By Regina McDuffie, PhD, Head of School at The Rhoades School
Henry Ford once said, “Coming together is a beginning, staying together is progress, and working together is success.” At The Rhoades School, our students learn that collaboration is not just about achieving personal success, but also about contributing to the success of others and making a positive impact on their community and the world. As a school designed for and dedicated to serving bright, high-achieving students, we focus on teaching children how to think, not what to think.
So, what constitutes collaboration and how can we better collaborate? Collaboration requires listening, considering alternatives, being open to constructive feedback, and embracing others’ ideas. Collaborative thinking fosters a sense of community and mutual respect not just among our students, but also the teachers, staff, and families.
Real-world examples of collaboration are all around us. One example of how we foster collaborative thinking at The Rhoades School is through our Apple Distinguished School program, where effective practices are shared with the broader education community, particularly those working in gifted education.

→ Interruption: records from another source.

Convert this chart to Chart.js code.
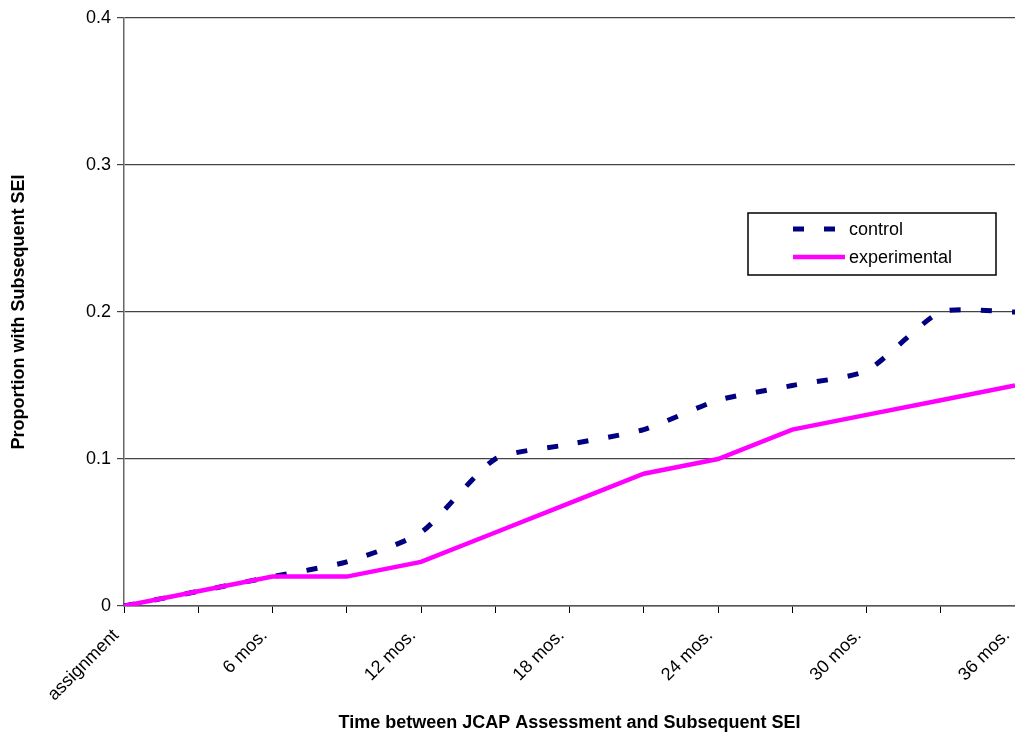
<!DOCTYPE html>
<html lang="en">
<head>
    <meta charset="UTF-8">
    <title>Proportion with Subsequent SEI</title>
    <script src="https://cdn.jsdelivr.net/npm/chart.js"></script>
    <style>
        body { margin: 0; padding: 0; background: #fff; }
        #wrap { width: 1015px; height: 736px; }
    </style>
</head>
<body>
<div id="wrap"><canvas id="seiChart" width="1015" height="736"></canvas></div>
<script>
    // 3-month steps, label on every other one
    const months = ['assignment', '', '6 mos.', '', '12 mos.', '', '18 mos.', '', '24 mos.', '', '30 mos.', '', '36 mos.'];
    const control = [0, 0.01, 0.02, 0.03, 0.05, 0.10, 0.11, 0.12, 0.14, 0.15, 0.16, 0.20, 0.20];
    const experimental = [0, 0.01, 0.02, 0.02, 0.03, 0.05, 0.07, 0.09, 0.10, 0.12, 0.13, 0.14, 0.15];
    const yTicks = [0, 0.1, 0.2, 0.3, 0.4];

    const FONT = 'Liberation Sans, Arial, sans-serif';

    // legend box drawn inside the plot, like the original
    const boxLegend = {
        id: 'boxLegend',
        afterDraw(chart) {
            const ctx = chart.ctx;
            const x0 = 748, y0 = 213, w = 248, h = 62;
            ctx.save();
            ctx.fillStyle = '#fff';
            ctx.fillRect(x0, y0, w, h);
            ctx.strokeStyle = '#000';
            ctx.lineWidth = 1.5;
            ctx.strokeRect(x0, y0, w, h);
            chart.data.datasets.forEach((ds, i) => {
                const y = y0 + 16 + i * 28;
                ctx.strokeStyle = ds.borderColor;
                ctx.lineWidth = ds.borderWidth;
                ctx.setLineDash(ds.borderDash || []);
                ctx.beginPath();
                ctx.moveTo(793, y);
                ctx.lineTo(845, y);
                ctx.stroke();
                ctx.setLineDash([]);
                ctx.fillStyle = '#000';
                ctx.font = '18px ' + FONT;
                ctx.textBaseline = 'middle';
                ctx.fillText(ds.label, 849, y + 1);
            });
            ctx.restore();
        }
    };

    const ctx = document.getElementById('seiChart').getContext('2d');
    new Chart(ctx, {
        type: 'line',
        data: {
            labels: months,
            datasets: [{
                label: 'control',
                data: control,
                borderColor: '#000080',
                borderWidth: 5,
                borderDash: [11, 20],
                tension: 0.2,
                pointRadius: 0,
                fill: false,
                order: 2
            }, {
                label: 'experimental',
                data: experimental,
                borderColor: '#ff00ff',
                borderWidth: 4.5,
                tension: 0,
                pointRadius: 0,
                fill: false,
                order: 1
            }]
        },
        options: {
            responsive: false,
            animation: false,
            layout: { padding: { top: 18, right: 0, left: 0, bottom: 0 } },
            plugins: {
                legend: { display: false },
                tooltip: { enabled: false }
            },
            scales: {
                x: {
                    offset: false,
                    grid: {
                        drawOnChartArea: false,
                        drawTicks: true,
                        tickLength: 7,
                        color: '#000'
                    },
                    border: { color: '#555', width: 1.5 },
                    ticks: {
                        autoSkip: false,
                        maxRotation: 45,
                        minRotation: 45,
                        color: '#000',
                        font: { family: FONT, size: 18 },
                        padding: 12,
                        labelOffset: -8
                    },
                    title: {
                        display: true,
                        text: 'Time between JCAP Assessment and Subsequent SEI',
                        color: '#000',
                        font: { family: FONT, size: 18, weight: 'bold' },
                        padding: { top: 0, bottom: 2 }
                    },
                    afterFit(scale) {
                        scale.height = 130;
                        scale.paddingLeft = 0;
                        scale.paddingRight = 0;
                    }
                },
                y: {
                    min: 0,
                    max: 0.4,
                    afterBuildTicks(scale) {
                        scale.ticks = yTicks.map(v => ({ value: v }));
                    },
                    grid: {
                        color: '#444',
                        lineWidth: 1.2,
                        tickLength: 7
                    },
                    border: { color: '#666', width: 1.5 },
                    ticks: {
                        color: '#000',
                        font: { family: FONT, size: 18 },
                        padding: 6
                    },
                    title: {
                        display: true,
                        text: 'Proportion with Subsequent SEI',
                        color: '#000',
                        font: { family: FONT, size: 18, weight: 'bold' },
                        padding: { top: 8, bottom: 0 }
                    },
                    afterFit(scale) {
                        scale.width = 124;
                        scale.paddingTop = 0;
                        scale.paddingBottom = 0;
                    }
                }
            }
        },
        plugins: [boxLegend]
    });
</script>
</body>
</html>
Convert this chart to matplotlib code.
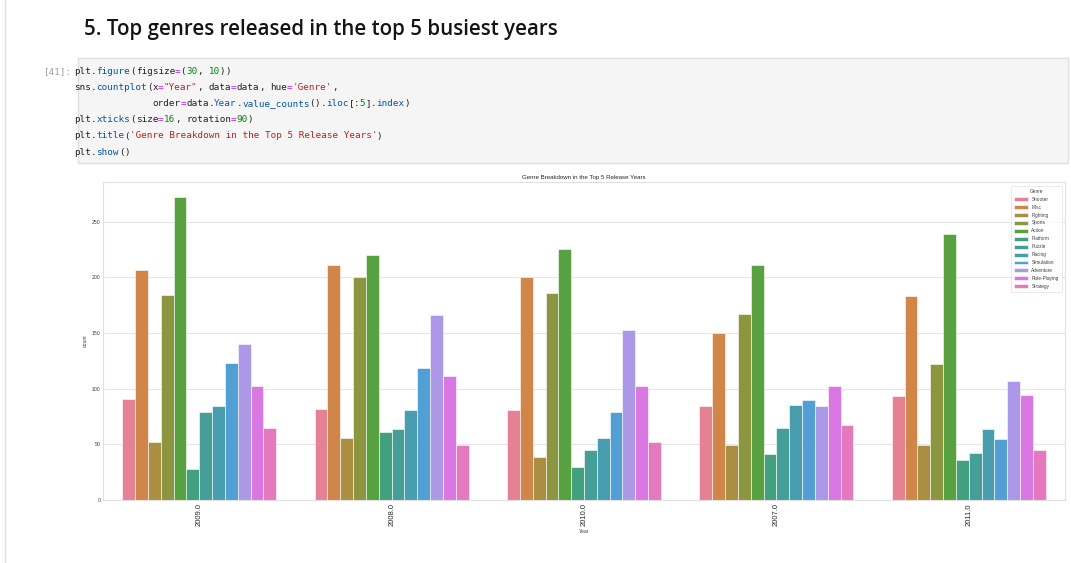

Through the use of Apple technology, The Rhoades School communicates and collaborates with other gifted schools to develop innovative curriculum and instructional practices. It also connects our Rhoades School students with other students and experts in professional fields.
A leader in gifted education, The Rhoades School is a community of collaborative, creative, and curious learners and a center for continuous improvement and innovative practices.
Here are three tips to foster collaborative thinking (in and out of the classroom):
• Establish Clear Communication Channels: To foster collaborative thinking, it’s crucial to establish clear communication channels. This means that everyone involved should have a clear understanding of the expectations and the tools that will be used to facilitate communication. This can include virtual collaboration platforms, messaging apps, email, video conferencing, or any other tool that helps facilitate communication.
• Encourage Diverse Perspectives: Collaborative thinking is most effective when everyone involved brings their unique perspectives to the table. Encourage people to share their ideas and opinions openly, and to actively listen to others. It’s also essential to recognize that everyone has different strengths and weaknesses, and that diverse perspectives can help identify potential solutions to problems that might not have been considered otherwise.
• Foster a Positive and Supportive Environment: Finally, it’s important to create a positive and supportive environment. Encourage people to build relationships with each other and to seek out opportunities to support one another. Recognize and celebrate the contributions of each person, and encourage everyone to work towards a shared goal. By creating a positive and supportive environment, you can help ensure that everyone is motivated to contribute their best thinking towards the group’s efforts.
Ultimately, collaborative thinking facilitates more successful outcomes and productive contributions for all involved. Change doesn’t happen overnight, but each day we all have a choice on how to engage with others—sometimes two heads, or three or four, are better than one.